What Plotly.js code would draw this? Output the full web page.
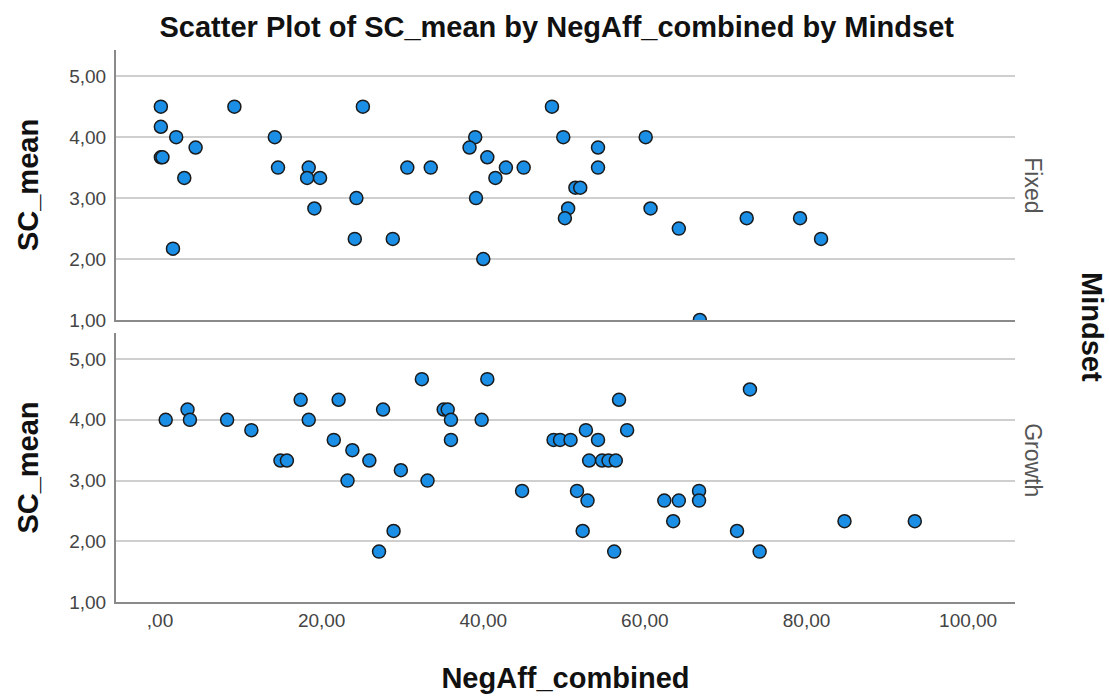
<!DOCTYPE html>
<html>
<head>
<meta charset="utf-8">
<script src="https://cdn.plot.ly/plotly-3.0.1.min.js"></script>
<style>html,body{margin:0;padding:0;background:#fff;}#chart{width:1109px;height:698px;}</style>
</head>
<body>
<div id="chart"></div>
<script>
// Data
const panels = ["Fixed", "Growth"];
const fixedX = [0.1, 0.1, 2.0, 4.4, 0.1, 0.3, 3.0, 1.6, 9.2, 14.2, 14.6, 18.4, 18.2, 19.8, 19.1, 24.3, 24.1, 25.1, 28.8, 30.6,
  33.5, 48.5, 39.0, 38.3, 40.5, 42.8, 45.0, 41.5, 39.1, 40.0, 49.9, 54.2, 54.2, 51.4, 52.0, 50.5, 50.1, 60.1, 60.7, 64.2,
  66.8, 72.6, 79.2, 81.8];
const fixedY = [4.5, 4.17, 4.0, 3.83, 3.67, 3.67, 3.33, 2.17, 4.5, 4.0, 3.5, 3.5, 3.33, 3.33, 2.83, 3.0, 2.33, 4.5, 2.33, 3.5,
  3.5, 4.5, 4.0, 3.83, 3.67, 3.5, 3.5, 3.33, 3.0, 2.0, 4.0, 3.83, 3.5, 3.17, 3.17, 2.83, 2.67, 4.0, 2.83, 2.5,
  1.0, 2.67, 2.67, 2.33];
const growthX = [0.7, 3.4, 3.7, 8.3, 11.3, 14.9, 15.7, 17.4, 18.4, 22.1, 21.5, 23.8, 25.9, 23.2, 27.6, 29.8, 28.9, 27.1, 32.4, 33.1,
  35.1, 35.6, 36.0, 36.0, 39.8, 40.5, 44.8, 48.7, 49.5, 50.8, 52.7, 54.2, 56.8, 57.8, 53.1, 54.7, 55.5, 56.4, 51.6, 52.9,
  52.3, 56.2, 62.4, 64.2, 63.5, 66.7, 66.7, 73.0, 71.4, 74.2, 84.7, 93.4];
const growthY = [4.0, 4.17, 4.0, 4.0, 3.83, 3.33, 3.33, 4.33, 4.0, 4.33, 3.67, 3.5, 3.33, 3.0, 4.17, 3.17, 2.17, 1.83, 4.67, 3.0,
  4.17, 4.17, 4.0, 3.67, 4.0, 4.67, 2.83, 3.67, 3.67, 3.67, 3.83, 3.67, 4.33, 3.83, 3.33, 3.33, 3.33, 3.33, 2.83, 2.67,
  2.17, 1.83, 2.67, 2.67, 2.33, 2.83, 2.67, 4.5, 2.17, 1.83, 2.33, 2.33];
const xTickVals = [0, 20, 40, 60, 80, 100];
const xTickText = [",00", "20,00", "40,00", "60,00", "80,00", "100,00"];
const yTickVals = [1, 2, 3, 4, 5];
const yTickText = ["1,00", "2,00", "3,00", "4,00", "5,00"];

const FONT = "Liberation Sans, Arial, Helvetica, sans-serif";
const marker = {color: "#1b8fe6", size: 13, line: {color: "#1a1a1a", width: 1.5}};

const traces = [
  {type: "scatter", mode: "markers", name: panels[0], x: fixedX, y: fixedY, xaxis: "x2", yaxis: "y2", marker: marker, showlegend: false},
  {type: "scatter", mode: "markers", name: panels[1], x: growthX, y: growthY, xaxis: "x", yaxis: "y", marker: marker, showlegend: false}
];

const xRange = [-5.45, 105.8];
const yRange = [1, 5.43];
const axisCommon = {
  showline: true, linecolor: "#8a8a8a", linewidth: 2, zeroline: false, ticks: "",
  tickfont: {family: FONT, size: 19, color: "#444"}
};
const titleFont = {family: FONT, size: 29, color: "#111"};

const layout = {
  width: 1109, height: 698,
  margin: {l: 116, r: 94, t: 50, b: 96},
  paper_bgcolor: "#fff", plot_bgcolor: "#fff",
  font: {family: FONT},
  title: {text: "<b>Scatter Plot of SC_mean by NegAff_combined by Mindset</b>", font: titleFont,
    x: 0.502, xref: "container", y: 0.962, yref: "container", yanchor: "middle", xanchor: "center"},
  xaxis: Object.assign({}, axisCommon, {domain: [0, 1], anchor: "y", range: xRange, showgrid: false,
    tickmode: "array", tickvals: xTickVals, ticktext: xTickText,
    title: {text: "<b>NegAff_combined</b>", font: titleFont, standoff: 38}}),
  xaxis2: Object.assign({}, axisCommon, {domain: [0, 1], anchor: "y2", range: xRange, showgrid: false, showticklabels: false,
    matches: "x"}),
  yaxis: Object.assign({}, axisCommon, {domain: [0, 0.4873], anchor: "x", range: yRange, showgrid: true, gridcolor: "#cfcfcf", gridwidth: 2,
    tickmode: "array", tickvals: yTickVals, ticktext: yTickText, ticklabelstandoff: 4,
    title: {text: "<b>SC_mean</b>", font: titleFont, standoff: 22}}),
  yaxis2: Object.assign({}, axisCommon, {domain: [0.5109, 1], anchor: "x2", range: yRange, showgrid: true, gridcolor: "#cfcfcf", gridwidth: 2,
    tickmode: "array", tickvals: yTickVals, ticktext: yTickText, ticklabelstandoff: 4,
    title: {text: "<b>SC_mean</b>", font: titleFont, standoff: 22}}),
  annotations: [
    {text: panels[0], xref: "paper", yref: "paper", x: 1.02, y: 0.755, textangle: 90, showarrow: false,
      font: {family: FONT, size: 23, color: "#555"}, xanchor: "center", yanchor: "middle"},
    {text: panels[1], xref: "paper", yref: "paper", x: 1.02, y: 0.257, textangle: 90, showarrow: false,
      font: {family: FONT, size: 23, color: "#555"}, xanchor: "center", yanchor: "middle"},
    {text: "<b>Mindset</b>", xref: "paper", yref: "paper", x: 1.0857, y: 0.498, textangle: 90, showarrow: false,
      font: titleFont, xanchor: "center", yanchor: "middle"}
  ]
};

Plotly.newPlot("chart", traces, layout, {displayModeBar: false, staticPlot: true});
</script>
</body>
</html>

******************************

Output the data above without changes, apart from leaving out the pictures.

**Response to the task**
What Plotly.js code would draw this? Output the full web page.
<!DOCTYPE html>
<html>
<head>
<meta charset="utf-8">
<script src="https://cdn.plot.ly/plotly-3.0.1.min.js"></script>
<style>html,body{margin:0;padding:0;background:#fff;}#chart{width:1109px;height:698px;}</style>
</head>
<body>
<div id="chart"></div>
<script>
// Data
const panels = ["Fixed", "Growth"];
const fixedX = [0.1, 0.1, 2.0, 4.4, 0.1, 0.3, 3.0, 1.6, 9.2, 14.2, 14.6, 18.4, 18.2, 19.8, 19.1, 24.3, 24.1, 25.1, 28.8, 30.6,
  33.5, 48.5, 39.0, 38.3, 40.5, 42.8, 45.0, 41.5, 39.1, 40.0, 49.9, 54.2, 54.2, 51.4, 52.0, 50.5, 50.1, 60.1, 60.7, 64.2,
  66.8, 72.6, 79.2, 81.8];
const fixedY = [4.5, 4.17, 4.0, 3.83, 3.67, 3.67, 3.33, 2.17, 4.5, 4.0, 3.5, 3.5, 3.33, 3.33, 2.83, 3.0, 2.33, 4.5, 2.33, 3.5,
  3.5, 4.5, 4.0, 3.83, 3.67, 3.5, 3.5, 3.33, 3.0, 2.0, 4.0, 3.83, 3.5, 3.17, 3.17, 2.83, 2.67, 4.0, 2.83, 2.5,
  1.0, 2.67, 2.67, 2.33];
const growthX = [0.7, 3.4, 3.7, 8.3, 11.3, 14.9, 15.7, 17.4, 18.4, 22.1, 21.5, 23.8, 25.9, 23.2, 27.6, 29.8, 28.9, 27.1, 32.4, 33.1,
  35.1, 35.6, 36.0, 36.0, 39.8, 40.5, 44.8, 48.7, 49.5, 50.8, 52.7, 54.2, 56.8, 57.8, 53.1, 54.7, 55.5, 56.4, 51.6, 52.9,
  52.3, 56.2, 62.4, 64.2, 63.5, 66.7, 66.7, 73.0, 71.4, 74.2, 84.7, 93.4];
const growthY = [4.0, 4.17, 4.0, 4.0, 3.83, 3.33, 3.33, 4.33, 4.0, 4.33, 3.67, 3.5, 3.33, 3.0, 4.17, 3.17, 2.17, 1.83, 4.67, 3.0,
  4.17, 4.17, 4.0, 3.67, 4.0, 4.67, 2.83, 3.67, 3.67, 3.67, 3.83, 3.67, 4.33, 3.83, 3.33, 3.33, 3.33, 3.33, 2.83, 2.67,
  2.17, 1.83, 2.67, 2.67, 2.33, 2.83, 2.67, 4.5, 2.17, 1.83, 2.33, 2.33];
const xTickVals = [0, 20, 40, 60, 80, 100];
const xTickText = [",00", "20,00", "40,00", "60,00", "80,00", "100,00"];
const yTickVals = [1, 2, 3, 4, 5];
const yTickText = ["1,00", "2,00", "3,00", "4,00", "5,00"];

const FONT = "Liberation Sans, Arial, Helvetica, sans-serif";
const marker = {color: "#1b8fe6", size: 13, line: {color: "#1a1a1a", width: 1.5}};

const traces = [
  {type: "scatter", mode: "markers", name: panels[0], x: fixedX, y: fixedY, xaxis: "x2", yaxis: "y2", marker: marker, showlegend: false},
  {type: "scatter", mode: "markers", name: panels[1], x: growthX, y: growthY, xaxis: "x", yaxis: "y", marker: marker, showlegend: false}
];

const xRange = [-5.45, 105.8];
const yRange = [1, 5.43];
const axisCommon = {
  showline: true, linecolor: "#8a8a8a", linewidth: 2, zeroline: false, ticks: "",
  tickfont: {family: FONT, size: 19, color: "#444"}
};
const titleFont = {family: FONT, size: 29, color: "#111"};

const layout = {
  width: 1109, height: 698,
  margin: {l: 116, r: 94, t: 50, b: 96},
  paper_bgcolor: "#fff", plot_bgcolor: "#fff",
  font: {family: FONT},
  title: {text: "<b>Scatter Plot of SC_mean by NegAff_combined by Mindset</b>", font: titleFont,
    x: 0.502, xref: "container", y: 0.962, yref: "container", yanchor: "middle", xanchor: "center"},
  xaxis: Object.assign({}, axisCommon, {domain: [0, 1], anchor: "y", range: xRange, showgrid: false,
    tickmode: "array", tickvals: xTickVals, ticktext: xTickText,
    title: {text: "<b>NegAff_combined</b>", font: titleFont, standoff: 38}}),
  xaxis2: Object.assign({}, axisCommon, {domain: [0, 1], anchor: "y2", range: xRange, showgrid: false, showticklabels: false,
    matches: "x"}),
  yaxis: Object.assign({}, axisCommon, {domain: [0, 0.4873], anchor: "x", range: yRange, showgrid: true, gridcolor: "#cfcfcf", gridwidth: 2,
    tickmode: "array", tickvals: yTickVals, ticktext: yTickText, ticklabelstandoff: 4,
    title: {text: "<b>SC_mean</b>", font: titleFont, standoff: 22}}),
  yaxis2: Object.assign({}, axisCommon, {domain: [0.5109, 1], anchor: "x2", range: yRange, showgrid: true, gridcolor: "#cfcfcf", gridwidth: 2,
    tickmode: "array", tickvals: yTickVals, ticktext: yTickText, ticklabelstandoff: 4,
    title: {text: "<b>SC_mean</b>", font: titleFont, standoff: 22}}),
  annotations: [
    {text: panels[0], xref: "paper", yref: "paper", x: 1.02, y: 0.755, textangle: 90, showarrow: false,
      font: {family: FONT, size: 23, color: "#555"}, xanchor: "center", yanchor: "middle"},
    {text: panels[1], xref: "paper", yref: "paper", x: 1.02, y: 0.257, textangle: 90, showarrow: false,
      font: {family: FONT, size: 23, color: "#555"}, xanchor: "center", yanchor: "middle"},
    {text: "<b>Mindset</b>", xref: "paper", yref: "paper", x: 1.0857, y: 0.498, textangle: 90, showarrow: false,
      font: titleFont, xanchor: "center", yanchor: "middle"}
  ]
};

Plotly.newPlot("chart", traces, layout, {displayModeBar: false, staticPlot: true});
</script>
</body>
</html>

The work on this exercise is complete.